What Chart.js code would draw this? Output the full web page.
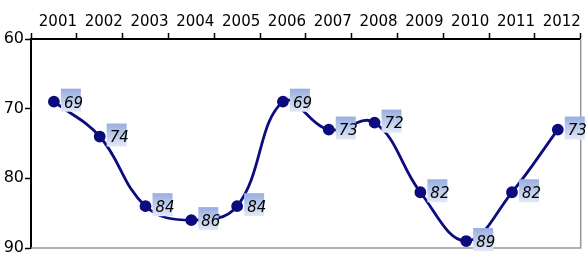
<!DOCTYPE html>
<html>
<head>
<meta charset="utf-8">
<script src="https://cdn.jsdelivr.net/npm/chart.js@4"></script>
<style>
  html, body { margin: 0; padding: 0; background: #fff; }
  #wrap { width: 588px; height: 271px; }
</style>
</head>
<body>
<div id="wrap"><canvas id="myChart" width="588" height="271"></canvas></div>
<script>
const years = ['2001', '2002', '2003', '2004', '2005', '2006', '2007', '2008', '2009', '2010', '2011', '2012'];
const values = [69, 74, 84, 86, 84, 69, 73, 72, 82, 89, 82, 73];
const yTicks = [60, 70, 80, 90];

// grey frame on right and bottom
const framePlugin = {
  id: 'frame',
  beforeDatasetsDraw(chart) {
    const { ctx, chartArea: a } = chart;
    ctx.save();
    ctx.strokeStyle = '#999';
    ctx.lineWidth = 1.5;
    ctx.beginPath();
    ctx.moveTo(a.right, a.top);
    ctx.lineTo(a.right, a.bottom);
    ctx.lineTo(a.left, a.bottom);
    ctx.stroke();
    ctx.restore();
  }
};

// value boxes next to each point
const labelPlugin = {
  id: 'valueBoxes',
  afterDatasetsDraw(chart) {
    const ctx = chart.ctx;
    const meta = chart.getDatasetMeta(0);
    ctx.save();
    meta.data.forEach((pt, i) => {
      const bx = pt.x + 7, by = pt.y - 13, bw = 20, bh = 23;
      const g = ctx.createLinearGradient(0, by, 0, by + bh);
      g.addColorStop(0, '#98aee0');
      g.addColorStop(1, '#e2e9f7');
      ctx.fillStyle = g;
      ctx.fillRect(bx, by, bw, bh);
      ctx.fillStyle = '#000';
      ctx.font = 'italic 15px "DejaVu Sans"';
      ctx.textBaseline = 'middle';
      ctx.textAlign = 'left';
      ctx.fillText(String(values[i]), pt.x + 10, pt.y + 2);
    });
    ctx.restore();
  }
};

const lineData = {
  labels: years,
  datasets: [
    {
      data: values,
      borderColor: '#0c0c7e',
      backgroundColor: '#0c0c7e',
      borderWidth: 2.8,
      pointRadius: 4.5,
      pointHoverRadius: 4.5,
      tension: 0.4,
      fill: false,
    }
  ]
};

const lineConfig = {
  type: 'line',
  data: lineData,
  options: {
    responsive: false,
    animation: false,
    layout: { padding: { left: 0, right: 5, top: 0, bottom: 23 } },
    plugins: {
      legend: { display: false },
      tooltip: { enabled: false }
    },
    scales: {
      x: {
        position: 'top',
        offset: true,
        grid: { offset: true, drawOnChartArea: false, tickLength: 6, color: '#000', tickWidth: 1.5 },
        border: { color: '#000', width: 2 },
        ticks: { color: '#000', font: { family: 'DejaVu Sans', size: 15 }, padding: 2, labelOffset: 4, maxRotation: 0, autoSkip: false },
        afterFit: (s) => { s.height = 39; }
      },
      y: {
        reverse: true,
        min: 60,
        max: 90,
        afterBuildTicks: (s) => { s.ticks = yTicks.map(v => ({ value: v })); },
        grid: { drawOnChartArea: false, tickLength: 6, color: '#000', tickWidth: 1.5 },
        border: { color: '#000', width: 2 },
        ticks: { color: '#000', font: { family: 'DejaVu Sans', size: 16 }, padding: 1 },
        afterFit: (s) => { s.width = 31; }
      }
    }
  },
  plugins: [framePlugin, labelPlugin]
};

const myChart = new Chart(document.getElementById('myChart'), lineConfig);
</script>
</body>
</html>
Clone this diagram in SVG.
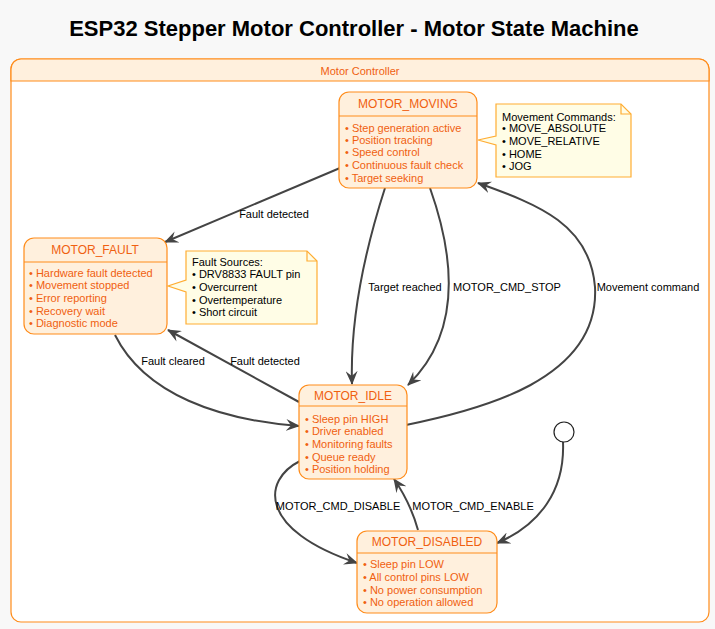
□ □ □ □
**WHAT IS BEING ASKED:** Each line in the records above should be reproduced exactly; images are not copied.

**FINISHED ANSWER:**
What Chart.js code would draw this? Output the full web page.
<!DOCTYPE html>
<html>
<head>
<meta charset="utf-8">
<script src="https://cdn.jsdelivr.net/npm/chart.js@4"></script>
<style>
  html, body { margin: 0; padding: 0; background: #fff; }
  #wrap { width: 588px; height: 271px; }
</style>
</head>
<body>
<div id="wrap"><canvas id="myChart" width="588" height="271"></canvas></div>
<script>
const years = ['2001', '2002', '2003', '2004', '2005', '2006', '2007', '2008', '2009', '2010', '2011', '2012'];
const values = [69, 74, 84, 86, 84, 69, 73, 72, 82, 89, 82, 73];
const yTicks = [60, 70, 80, 90];

// grey frame on right and bottom
const framePlugin = {
  id: 'frame',
  beforeDatasetsDraw(chart) {
    const { ctx, chartArea: a } = chart;
    ctx.save();
    ctx.strokeStyle = '#999';
    ctx.lineWidth = 1.5;
    ctx.beginPath();
    ctx.moveTo(a.right, a.top);
    ctx.lineTo(a.right, a.bottom);
    ctx.lineTo(a.left, a.bottom);
    ctx.stroke();
    ctx.restore();
  }
};

// value boxes next to each point
const labelPlugin = {
  id: 'valueBoxes',
  afterDatasetsDraw(chart) {
    const ctx = chart.ctx;
    const meta = chart.getDatasetMeta(0);
    ctx.save();
    meta.data.forEach((pt, i) => {
      const bx = pt.x + 7, by = pt.y - 13, bw = 20, bh = 23;
      const g = ctx.createLinearGradient(0, by, 0, by + bh);
      g.addColorStop(0, '#98aee0');
      g.addColorStop(1, '#e2e9f7');
      ctx.fillStyle = g;
      ctx.fillRect(bx, by, bw, bh);
      ctx.fillStyle = '#000';
      ctx.font = 'italic 15px "DejaVu Sans"';
      ctx.textBaseline = 'middle';
      ctx.textAlign = 'left';
      ctx.fillText(String(values[i]), pt.x + 10, pt.y + 2);
    });
    ctx.restore();
  }
};

const lineData = {
  labels: years,
  datasets: [
    {
      data: values,
      borderColor: '#0c0c7e',
      backgroundColor: '#0c0c7e',
      borderWidth: 2.8,
      pointRadius: 4.5,
      pointHoverRadius: 4.5,
      tension: 0.4,
      fill: false,
    }
  ]
};

const lineConfig = {
  type: 'line',
  data: lineData,
  options: {
    responsive: false,
    animation: false,
    layout: { padding: { left: 0, right: 5, top: 0, bottom: 23 } },
    plugins: {
      legend: { display: false },
      tooltip: { enabled: false }
    },
    scales: {
      x: {
        position: 'top',
        offset: true,
        grid: { offset: true, drawOnChartArea: false, tickLength: 6, color: '#000', tickWidth: 1.5 },
        border: { color: '#000', width: 2 },
        ticks: { color: '#000', font: { family: 'DejaVu Sans', size: 15 }, padding: 2, labelOffset: 4, maxRotation: 0, autoSkip: false },
        afterFit: (s) => { s.height = 39; }
      },
      y: {
        reverse: true,
        min: 60,
        max: 90,
        afterBuildTicks: (s) => { s.ticks = yTicks.map(v => ({ value: v })); },
        grid: { drawOnChartArea: false, tickLength: 6, color: '#000', tickWidth: 1.5 },
        border: { color: '#000', width: 2 },
        ticks: { color: '#000', font: { family: 'DejaVu Sans', size: 16 }, padding: 1 },
        afterFit: (s) => { s.width = 31; }
      }
    }
  },
  plugins: [framePlugin, labelPlugin]
};

const myChart = new Chart(document.getElementById('myChart'), lineConfig);
</script>
</body>
</html>
Clone this diagram in SVG.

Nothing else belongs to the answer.